Listing:
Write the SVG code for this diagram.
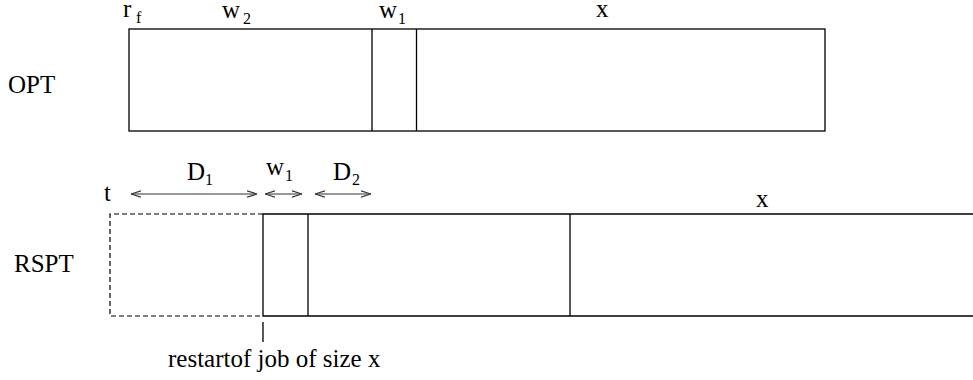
<svg xmlns="http://www.w3.org/2000/svg" width="973" height="380" viewBox="0 0 973 380">
<style>
text{font-family:'Liberation Serif','Times New Roman','DejaVu Serif',serif;font-size:25px;fill:#000}
.sub{font-size:16px}
.ln{stroke:#000;stroke-width:1.3;fill:none}
.dash{stroke:#000;stroke-width:1.2;fill:none;stroke-dasharray:5 3}
.arr{stroke:#333;stroke-width:1.1;fill:none;marker-start:url(#ah);marker-end:url(#ah)}
</style>
<defs>
<marker id="ah" viewBox="0 0 10 8" refX="10" refY="4" markerWidth="10" markerHeight="8" markerUnits="userSpaceOnUse" orient="auto-start-reverse">
<polyline points="0,0.8 10,4 0,7.2" fill="none" stroke="#333" stroke-width="1.1"/>
</marker>
</defs>
<rect width="973" height="380" fill="#fff"/>
<g id="opt">
<text x="8" y="93">OPT</text>
<rect class="ln" x="129" y="29" width="696" height="102"/>
<line class="ln" x1="372" y1="29" x2="372" y2="131"/>
<line class="ln" x1="416.5" y1="29" x2="416.5" y2="131"/>
<text x="123" y="17">r</text><text class="sub" x="136" y="23">f</text>
<text x="222" y="18">w</text><text class="sub" x="243" y="24">2</text>
<text x="379" y="18">w</text><text class="sub" x="398" y="24">1</text>
<text x="596" y="17">x</text>
</g>
<g id="rspt">
<text x="14" y="272">RSPT</text>
<path class="dash" d="M263,214 H110 V316 H263"/>
<path class="ln" d="M973,214 H263 V316 H973"/>
<line class="ln" x1="308" y1="214" x2="308" y2="316"/>
<line class="ln" x1="570" y1="214" x2="570" y2="316"/>
<text x="756" y="207">x</text>
<text x="104" y="201">t</text>
<text x="187" y="180">D</text><text class="sub" x="205" y="185">1</text>
<text x="266" y="175">w</text><text class="sub" x="285" y="181">1</text>
<text x="333" y="180">D</text><text class="sub" x="352" y="185">2</text>
<line class="ln" x1="263" y1="322" x2="263" y2="342"/>
<text x="168" y="367">restartof job of size x</text>
</g>
<g id="connectors">
<line class="arr" x1="131" y1="194" x2="257" y2="194"/>
<line class="arr" x1="265" y1="194" x2="302" y2="194"/>
<line class="arr" x1="315" y1="194" x2="371" y2="194"/>
</g>
</svg>
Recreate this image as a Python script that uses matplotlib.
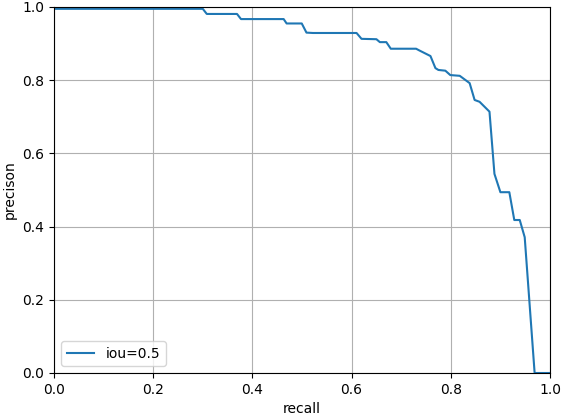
import matplotlib
matplotlib.use("Agg")
import matplotlib.pyplot as plt

# precision-recall curve
recall = [0.0, 0.300, 0.308, 0.369, 0.377, 0.463, 0.469, 0.4995, 0.509, 0.522,
          0.610, 0.620, 0.650, 0.657, 0.670, 0.679, 0.730, 0.737, 0.759, 0.769,
          0.775, 0.789, 0.799, 0.818, 0.838, 0.848, 0.858, 0.878, 0.888, 0.900,
          0.918, 0.928, 0.939, 0.949, 0.969, 1.0]
precision = [0.995, 0.995, 0.981, 0.981, 0.967, 0.967, 0.955, 0.955, 0.930, 0.929,
             0.929, 0.913, 0.912, 0.904, 0.904, 0.886, 0.886, 0.881, 0.866, 0.833,
             0.828, 0.826, 0.814, 0.812, 0.792, 0.746, 0.741, 0.714, 0.544, 0.494,
             0.494, 0.418, 0.418, 0.371, 0.0, 0.0]

fig = plt.figure(figsize=(5.61, 4.16), dpi=100)
ax = fig.add_axes([54 / 561, 43 / 416, 496 / 561, 366 / 416])

ax.plot(recall, precision, label="iou=0.5")
ax.set_xlim(0, 1)
ax.set_ylim(0, 1)
ax.set_xlabel("recall")
ax.set_ylabel("precison")
ax.grid(True)
ax.legend(loc="lower left")

fig.savefig("out.png", dpi=100)
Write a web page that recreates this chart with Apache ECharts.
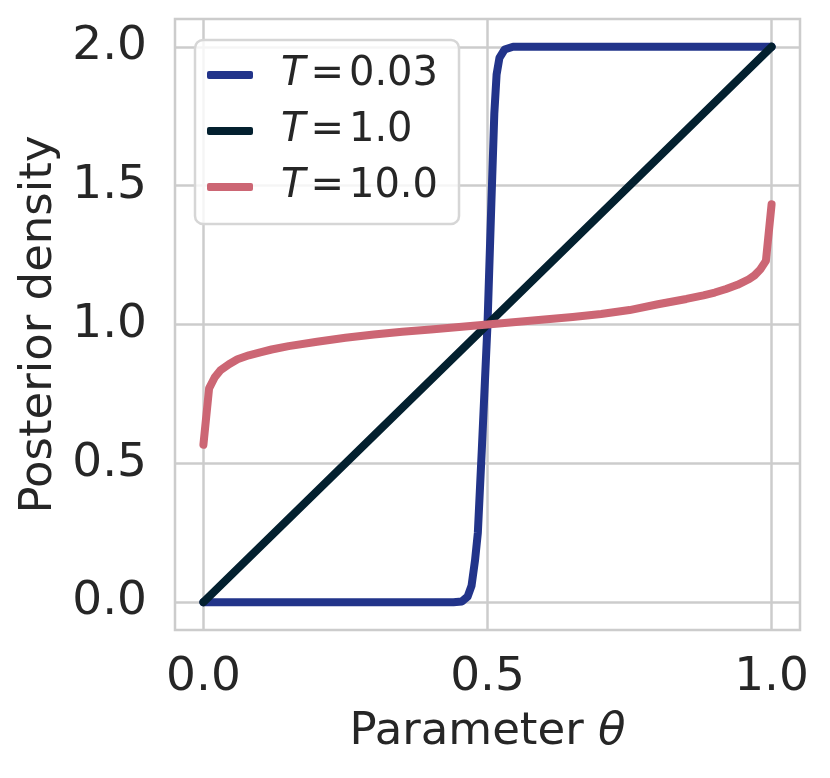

Problem to work on: Your output should consist solely of the lines from the line containing "Recreate this image" through the end of the data above, copied exactly, with images removed.

Exercise answer:
Recreate this image as a Python script that uses matplotlib.
import matplotlib
matplotlib.use("Agg")
import matplotlib.pyplot as plt

# precision-recall curve
recall = [0.0, 0.300, 0.308, 0.369, 0.377, 0.463, 0.469, 0.4995, 0.509, 0.522,
          0.610, 0.620, 0.650, 0.657, 0.670, 0.679, 0.730, 0.737, 0.759, 0.769,
          0.775, 0.789, 0.799, 0.818, 0.838, 0.848, 0.858, 0.878, 0.888, 0.900,
          0.918, 0.928, 0.939, 0.949, 0.969, 1.0]
precision = [0.995, 0.995, 0.981, 0.981, 0.967, 0.967, 0.955, 0.955, 0.930, 0.929,
             0.929, 0.913, 0.912, 0.904, 0.904, 0.886, 0.886, 0.881, 0.866, 0.833,
             0.828, 0.826, 0.814, 0.812, 0.792, 0.746, 0.741, 0.714, 0.544, 0.494,
             0.494, 0.418, 0.418, 0.371, 0.0, 0.0]

fig = plt.figure(figsize=(5.61, 4.16), dpi=100)
ax = fig.add_axes([54 / 561, 43 / 416, 496 / 561, 366 / 416])

ax.plot(recall, precision, label="iou=0.5")
ax.set_xlim(0, 1)
ax.set_ylim(0, 1)
ax.set_xlabel("recall")
ax.set_ylabel("precison")
ax.grid(True)
ax.legend(loc="lower left")

fig.savefig("out.png", dpi=100)
Write a web page that recreates this chart with Apache ECharts.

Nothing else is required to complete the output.